• _Exercise objective_
Write out the entire listing below exactly, with the pictures left out.
○ ○ ○
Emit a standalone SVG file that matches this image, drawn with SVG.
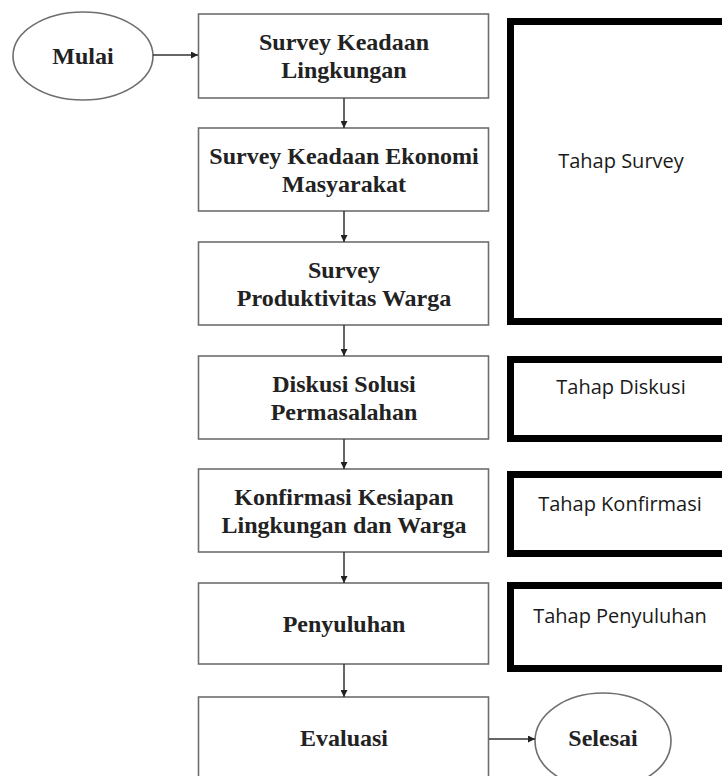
<svg xmlns="http://www.w3.org/2000/svg" width="722" height="776" viewBox="0 0 722 776">
<style>
.box{fill:#fff;stroke:#6e6e6e;stroke-width:1.6}
.stage{fill:#fff;stroke:#000;stroke-width:7}
.t{font-family:"Liberation Serif","Times New Roman",serif;font-weight:bold;font-size:24px;fill:#222;text-anchor:middle}
.s{font-family:"Open Sans","Noto Sans",sans-serif;font-size:20px;fill:#1a1a1a;text-anchor:middle}
.c{stroke:#333;stroke-width:1.5;fill:none;marker-end:url(#ah)}
</style>
<defs>
<marker id="ah" viewBox="0 0 10 10" refX="10" refY="5" markerWidth="7" markerHeight="7" markerUnits="userSpaceOnUse" orient="auto">
<path d="M0,0 L10,5 L0,10 z" fill="#222"/>
</marker>
</defs>
<rect width="722" height="776" fill="#fff"/>
<g id="mulai"><ellipse class="box" cx="83" cy="56" rx="70" ry="44"/><text class="t" x="83" y="64">Mulai</text></g>
<g id="n1"><rect class="box" x="198.5" y="14" width="290" height="84"/><text class="t" x="344" y="50">Survey Keadaan</text><text class="t" x="344" y="78">Lingkungan</text></g>
<g id="n2"><rect class="box" x="198.5" y="128" width="290" height="83"/><text class="t" x="344" y="164">Survey Keadaan Ekonomi</text><text class="t" x="344" y="192">Masyarakat</text></g>
<g id="n3"><rect class="box" x="198.5" y="242" width="290" height="83"/><text class="t" x="344" y="278">Survey</text><text class="t" x="344" y="306">Produktivitas Warga</text></g>
<g id="n4"><rect class="box" x="198.5" y="356" width="290" height="83"/><text class="t" x="344" y="392">Diskusi Solusi</text><text class="t" x="344" y="420">Permasalahan</text></g>
<g id="n5"><rect class="box" x="198.5" y="469" width="290" height="83"/><text class="t" x="344" y="505">Konfirmasi Kesiapan</text><text class="t" x="344" y="533">Lingkungan dan Warga</text></g>
<g id="n6"><rect class="box" x="198.5" y="583" width="290" height="81"/><text class="t" x="344" y="632">Penyuluhan</text></g>
<g id="n7"><rect class="box" x="198.5" y="697" width="290" height="100"/><text class="t" x="344" y="746">Evaluasi</text></g>
<g id="selesai"><ellipse class="box" cx="603" cy="741" rx="68" ry="48"/><text class="t" x="603" y="746">Selesai</text></g>
<g id="s1"><rect class="stage" x="510.5" y="21.5" width="240" height="300"/><text class="s" x="621" y="168">Tahap Survey</text></g>
<g id="s2"><rect class="stage" x="510.5" y="359.5" width="240" height="79"/><text class="s" x="621" y="394">Tahap Diskusi</text></g>
<g id="s3"><rect class="stage" x="510.5" y="474.5" width="240" height="79"/><text class="s" x="620" y="511">Tahap Konfirmasi</text></g>
<g id="s4"><rect class="stage" x="510.5" y="585.5" width="240" height="83"/><text class="s" x="620" y="623">Tahap Penyuluhan</text></g>
<g id="connectors">
<line class="c" x1="153" y1="55" x2="198" y2="55"/>
<line class="c" x1="344" y1="98" x2="344" y2="128"/>
<line class="c" x1="344" y1="211" x2="344" y2="242"/>
<line class="c" x1="344" y1="325" x2="344" y2="356"/>
<line class="c" x1="344" y1="439" x2="344" y2="469"/>
<line class="c" x1="344" y1="552" x2="344" y2="583"/>
<line class="c" x1="344" y1="664" x2="344" y2="697"/>
<line class="c" x1="489" y1="739" x2="535" y2="739"/>
</g>
</svg>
○ ○ ○
• _Reply_
Emit a standalone SVG file that matches this image, drawn with SVG.
<svg xmlns="http://www.w3.org/2000/svg" width="722" height="776" viewBox="0 0 722 776">
<style>
.box{fill:#fff;stroke:#6e6e6e;stroke-width:1.6}
.stage{fill:#fff;stroke:#000;stroke-width:7}
.t{font-family:"Liberation Serif","Times New Roman",serif;font-weight:bold;font-size:24px;fill:#222;text-anchor:middle}
.s{font-family:"Open Sans","Noto Sans",sans-serif;font-size:20px;fill:#1a1a1a;text-anchor:middle}
.c{stroke:#333;stroke-width:1.5;fill:none;marker-end:url(#ah)}
</style>
<defs>
<marker id="ah" viewBox="0 0 10 10" refX="10" refY="5" markerWidth="7" markerHeight="7" markerUnits="userSpaceOnUse" orient="auto">
<path d="M0,0 L10,5 L0,10 z" fill="#222"/>
</marker>
</defs>
<rect width="722" height="776" fill="#fff"/>
<g id="mulai"><ellipse class="box" cx="83" cy="56" rx="70" ry="44"/><text class="t" x="83" y="64">Mulai</text></g>
<g id="n1"><rect class="box" x="198.5" y="14" width="290" height="84"/><text class="t" x="344" y="50">Survey Keadaan</text><text class="t" x="344" y="78">Lingkungan</text></g>
<g id="n2"><rect class="box" x="198.5" y="128" width="290" height="83"/><text class="t" x="344" y="164">Survey Keadaan Ekonomi</text><text class="t" x="344" y="192">Masyarakat</text></g>
<g id="n3"><rect class="box" x="198.5" y="242" width="290" height="83"/><text class="t" x="344" y="278">Survey</text><text class="t" x="344" y="306">Produktivitas Warga</text></g>
<g id="n4"><rect class="box" x="198.5" y="356" width="290" height="83"/><text class="t" x="344" y="392">Diskusi Solusi</text><text class="t" x="344" y="420">Permasalahan</text></g>
<g id="n5"><rect class="box" x="198.5" y="469" width="290" height="83"/><text class="t" x="344" y="505">Konfirmasi Kesiapan</text><text class="t" x="344" y="533">Lingkungan dan Warga</text></g>
<g id="n6"><rect class="box" x="198.5" y="583" width="290" height="81"/><text class="t" x="344" y="632">Penyuluhan</text></g>
<g id="n7"><rect class="box" x="198.5" y="697" width="290" height="100"/><text class="t" x="344" y="746">Evaluasi</text></g>
<g id="selesai"><ellipse class="box" cx="603" cy="741" rx="68" ry="48"/><text class="t" x="603" y="746">Selesai</text></g>
<g id="s1"><rect class="stage" x="510.5" y="21.5" width="240" height="300"/><text class="s" x="621" y="168">Tahap Survey</text></g>
<g id="s2"><rect class="stage" x="510.5" y="359.5" width="240" height="79"/><text class="s" x="621" y="394">Tahap Diskusi</text></g>
<g id="s3"><rect class="stage" x="510.5" y="474.5" width="240" height="79"/><text class="s" x="620" y="511">Tahap Konfirmasi</text></g>
<g id="s4"><rect class="stage" x="510.5" y="585.5" width="240" height="83"/><text class="s" x="620" y="623">Tahap Penyuluhan</text></g>
<g id="connectors">
<line class="c" x1="153" y1="55" x2="198" y2="55"/>
<line class="c" x1="344" y1="98" x2="344" y2="128"/>
<line class="c" x1="344" y1="211" x2="344" y2="242"/>
<line class="c" x1="344" y1="325" x2="344" y2="356"/>
<line class="c" x1="344" y1="439" x2="344" y2="469"/>
<line class="c" x1="344" y1="552" x2="344" y2="583"/>
<line class="c" x1="344" y1="664" x2="344" y2="697"/>
<line class="c" x1="489" y1="739" x2="535" y2="739"/>
</g>
</svg>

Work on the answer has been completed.